AE Yates Trenchless Solutions vs Black & Veatch

The facts

The court was required to determine preliminary issues as to what were the terms and conditions applicable to the subcontract between Yates and Black & Veatch. Black & Veatch had taken over the original works from Gleeson Construction Services (“Gleeson”), which was engaged by South West Water in about 2005, to carry out engineering works at Burrows Water Treatment Works, Devon. Yates was a specialist engineering contractor which was engaged as a subcontractor to carry out directional drilling work to install water mains.

No formal subcontract was signed. Gleeson's invitation to tender referred to the subcontract being the IChemE Form of Contract for Civil Engineering Works. Yates' tender provided that its conditions would form part of the contract. Yates then attended a pre-contract subcontract meeting at Gleeson's offices. A record of interview was filed at the meeting and signed by the parties as a true record. The form of contract was described as the IChemE Brown Book. Gleeson later sent Yates the subcontract agreement for completion including the IChemE Form or Brown Book.

Yates encountered ground conditions, which it claimed delayed and disrupted its work and for which it claimed to be entitled to compensation under the subcontract terms.

The issue

The main issue before the court was whether or not Yates' terms and conditions, specifically a ground condition clause, had been incorporated into the contract and whether one set of terms and conditions had contractual priority over the other.

The Decision

Mr Justice Akenhead held that at the beginning of the pre-contract subcontract meeting, Black & Veatch said that the form of the contract was to be the Brown Book and there was no dissent from that. Yates had signed the record of interview and therefore the burden of establishing that Yates made clear that its terms and conditions were to apply was on Yates. Yates had failed to discharge that burden.

At the close of the interview meeting, in contractual terms, Yates' offer and its quotation had been rejected. There was no counter-offer or acceptance because the question of liquidated damages remained to be discussed.

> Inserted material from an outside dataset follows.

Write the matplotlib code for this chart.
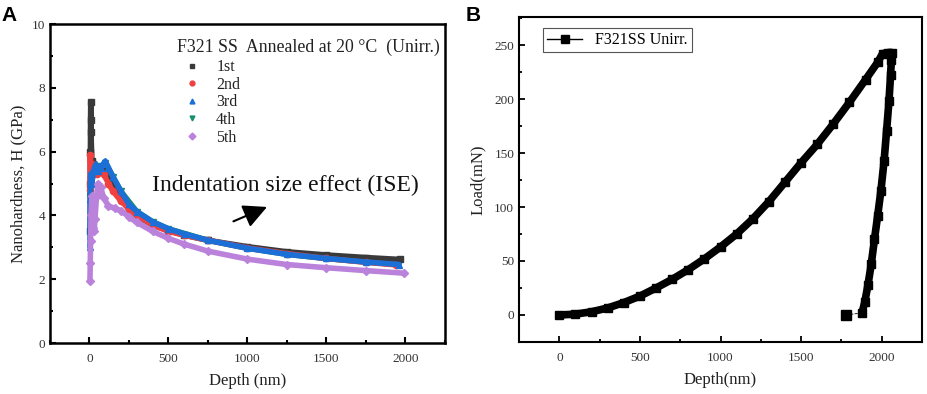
import matplotlib
matplotlib.use("Agg")
import matplotlib.pyplot as plt
from matplotlib.lines import Line2D
from matplotlib.ticker import MultipleLocator

plt.rcParams['font.family'] = ['Liberation Serif', 'DejaVu Serif']

# ---------------- Panel A data ----------------
d1 = [5, 5, 6, 7, 8, 10, 15, 25, 40, 60, 80, 100, 150, 200, 250, 300, 400, 500, 600, 750, 1000, 1250, 1500, 1750, 1965]
h1 = [3.5, 5.0, 6.0, 7.0, 7.55, 6.6, 5.7, 5.6, 5.5, 5.5, 5.4, 5.3, 4.9, 4.5, 4.2, 3.98, 3.7, 3.52, 3.38, 3.22, 3.02, 2.86, 2.76, 2.68, 2.62]

d2 = [3, 5, 8, 15, 30, 50, 70, 90, 120, 150, 200, 250, 300, 400, 500, 600, 750, 1000, 1250, 1500, 1750, 1940]
h2 = [4.8, 5.9, 5.5, 5.6, 5.5, 5.3, 5.35, 5.3, 5.0, 4.75, 4.45, 4.2, 4.0, 3.7, 3.5, 3.38, 3.22, 2.98, 2.8, 2.65, 2.53, 2.45]

d3 = [3, 5, 8, 15, 25, 40, 55, 70, 85, 100, 120, 150, 200, 250, 300, 400, 500, 600, 750, 1000, 1250, 1500, 1750, 1960]
h3 = [3.0, 4.5, 5.3, 5.0, 5.4, 5.6, 5.4, 5.5, 5.6, 5.7, 5.5, 5.2, 4.75, 4.35, 4.12, 3.8, 3.58, 3.42, 3.22, 2.97, 2.78, 2.65, 2.54, 2.46]

d4 = [5, 10, 20, 40, 60, 80, 100, 150, 200, 300, 400, 500, 750, 1000, 1250, 1500, 1750, 1950]
h4 = [4.6, 5.2, 5.2, 5.55, 5.45, 5.55, 5.65, 5.2, 4.75, 4.12, 3.8, 3.58, 3.22, 2.97, 2.78, 2.65, 2.54, 2.46]

d5 = [3, 5, 7, 10, 15, 20, 25, 30, 35, 45, 55, 70, 90, 120, 160, 200, 250, 300, 400, 500, 600, 750, 1000, 1250, 1500, 1750, 1990]
h5 = [1.95, 2.5, 3.2, 4.0, 4.6, 4.2, 3.6, 3.5, 3.9, 4.6, 5.0, 4.9, 4.55, 4.3, 4.22, 4.15, 3.95, 3.78, 3.5, 3.28, 3.1, 2.88, 2.63, 2.46, 2.36, 2.27, 2.19]

labels_a = ['1st', '2nd', '3rd', '4th', '5th']
colors_a = ['#3a3a3a', '#f04040', '#1c6fd6', '#1a8f70', '#bb82dc']
markers_a = ['s', 'o', '^', 'v', 'D']
legend_title_a = 'F321 SS  Annealed at 20 \u00b0C  (Unirr.)'
annot_text = 'Indentation size effect (ISE)'

# ---------------- Panel B data ----------------
load_depth = [0, 100, 200, 300, 400, 500, 600, 700, 800, 900, 1000, 1100, 1200, 1300, 1400, 1500, 1600, 1700, 1800, 1900, 1975, 2005, 2040, 2065]
load_val = [0, 0.8, 3, 6.5, 11.5, 17.5, 25, 33, 42, 52, 63, 75, 89, 105, 123, 141, 158, 177, 197, 218, 234, 242, 243, 243]
unload_depth = [2060, 2055, 2045, 2030, 2015, 1995, 1975, 1955, 1935, 1915, 1895, 1878]
unload_val = [236, 222, 198, 170, 143, 115, 92, 70, 47, 28, 12, 2]
final_depth = [1878, 1780]
final_val = [2, 0]
label_b = 'F321SS Unirr.'

fig = plt.figure(figsize=(9.27, 3.94), dpi=100)

# ---------------- Panel A ----------------
axA = fig.add_axes([0.0539, 0.1294, 0.4261, 0.8096])
series = [(d4, h4, 3), (d1, h1, 0), (d2, h2, 1), (d3, h3, 2), (d5, h5, 4)]
for k, (d, h, i) in enumerate(series):
    axA.plot(d, h, color=colors_a[i], lw=4.0, solid_joinstyle='round', solid_capstyle='round',
             zorder=2 + k * 0.1)
    axA.plot(d, h, ls='none', marker=markers_a[i], ms=4.5, color=colors_a[i], zorder=2.05 + k * 0.1)

axA.set_xlim(-250, 2250)
axA.set_ylim(0, 10)
axA.xaxis.set_major_locator(MultipleLocator(500))
axA.xaxis.set_minor_locator(MultipleLocator(250))
axA.yaxis.set_major_locator(MultipleLocator(2))
axA.yaxis.set_minor_locator(MultipleLocator(1))
axA.tick_params(which='both', direction='in', top=False, right=False, labelsize=9.5,
                labelcolor='#333333', width=1.5)
axA.tick_params(axis='x', pad=7)
axA.tick_params(which='major', length=4)
axA.tick_params(which='minor', length=2.5)
for s in axA.spines.values():
    s.set_linewidth(1.8)
axA.set_xlabel('Depth (nm)', fontsize=12, labelpad=6, color='#222222')
axA.set_ylabel('Nanohardness, H (GPa)', fontsize=12, labelpad=4, color='#222222')

axA.text(0.322, 0.928, legend_title_a, transform=axA.transAxes, fontsize=12.8,
         ha='left', va='center', color='#222222')
handles = [Line2D([], [], ls='none', marker=markers_a[i], color=colors_a[i], ms=3.5)
           for i in range(5)]
axA.legend(handles, labels_a, loc='upper left', bbox_to_anchor=(0.332, 0.90), frameon=False,
           fontsize=11.5, handlelength=1.0, handletextpad=1.0, labelspacing=0.1,
           borderpad=0.2, borderaxespad=0.0, labelcolor='#222222')

axA.text(0.597, 0.495, annot_text, transform=axA.transAxes, fontsize=17,
         ha='center', va='center', color='#111111')
axA.annotate('', xy=(1140, 4.3), xytext=(895, 3.78),
             arrowprops=dict(arrowstyle='-|>,head_length=0.8,head_width=0.4',
                             color='black', lw=1.5, mutation_scale=18))

# ---------------- Panel B ----------------
axB = fig.add_axes([0.5599, 0.132, 0.4347, 0.825])
axB.plot(final_depth, final_val, color='black', lw=0.6, ls='--', zorder=2)
axB.plot(final_depth[1:], final_val[1:], ls='none', marker='s', ms=6.5, color='black', zorder=3)
axB.plot(load_depth, load_val, color='black', lw=5.5, solid_capstyle='butt', zorder=3)
axB.plot(load_depth, load_val, ls='none', marker='s', ms=5.5, color='black', zorder=3)
axB.plot(unload_depth, unload_val, color='black', lw=5.5, solid_capstyle='butt', zorder=3)
axB.plot(unload_depth, unload_val, ls='none', marker='s', ms=5.5, color='black', zorder=3)

axB.set_xlim(-250, 2250)
axB.set_ylim(-25, 276)
axB.xaxis.set_major_locator(MultipleLocator(500))
axB.xaxis.set_minor_locator(MultipleLocator(250))
axB.yaxis.set_major_locator(MultipleLocator(50))
axB.yaxis.set_minor_locator(MultipleLocator(25))
axB.tick_params(which='both', direction='in', top=False, right=False, labelsize=9.5,
                labelcolor='#333333', width=1.3)
axB.tick_params(axis='x', pad=7)
axB.tick_params(which='major', length=4)
axB.tick_params(which='minor', length=2.5)
for s in axB.spines.values():
    s.set_linewidth(1.5)
axB.set_xlabel('Depth(nm)', fontsize=12, labelpad=6, color='#222222')
axB.set_ylabel('Load(mN)', fontsize=12, labelpad=6, color='#222222')

hB = Line2D([], [], color='black', lw=1.0, marker='s', ms=5.5)
legB = axB.legend([hB], [label_b], loc='upper left', bbox_to_anchor=(0.06, 0.965),
                  fontsize=11.5, fancybox=False, edgecolor='#555555', framealpha=1,
                  handlelength=2.2, handletextpad=0.8, borderpad=0.25, borderaxespad=0.0)
legB.get_frame().set_linewidth(0.8)

# panel labels
fig.text(0.002, 0.985, 'A', fontsize=15, fontweight='bold', family='Liberation Sans',
         ha='left', va='top')
fig.text(0.502, 0.985, 'B', fontsize=15, fontweight='bold', family='Liberation Sans',
         ha='left', va='top')

fig.savefig('out.png', dpi=100)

In effect, the contractor had indicated the basis on which it was prepared to contract and Yates was to seek confirmation or otherwise in relation to liquidated damages.

The sending of the subcontract agreement could properly be classified in contractual terms as an offer. It was an offer to Yates that it should carry out the subcontract works on the terms indicated in the documentation. That offer was accepted by the later conduct of Yates viewed objectively. Thus there was, at this stage, a simple contract between the parties.

It was held that the subcontract included Yates' quotation as well as the Brown Book. The Brown Book specifically provided for the general conditions of contract to take precedence over Yates' quotation if there was a conflict.

As a matter of business common sense, parties can be taken to have intended their contract to make sense and, where ambiguities arise in circumstances in which parties have made provision for there to be a precedence that precedence should apply.

Black & Veatch was entitled to declarations to the effect that the documents enclosed with its letter were incorporated in and formed the subcontract between the parties and that the terms and conditions of the IChemE Form of Contract for Civil Engineering works take precedence over the terms and conditions in Yates' quotation where the two conflict.

Fenwick Elliott's View

English law generally adopts an objective theory of contract formation. That means that the yardstick is the reasonable expectations of sensible businessmen. Thus, in the context of a commercial contract, one needs to have regard to an objective interpretation of what the parties did and said in fact. Therefore, be aware, as a contractor who commences work after receipt of an order to commence may well have its conduct in commencing the work objectively construed as an acceptance of the order, because objectively sensible business people would expect that commencement without reservation suggested acceptance of the order.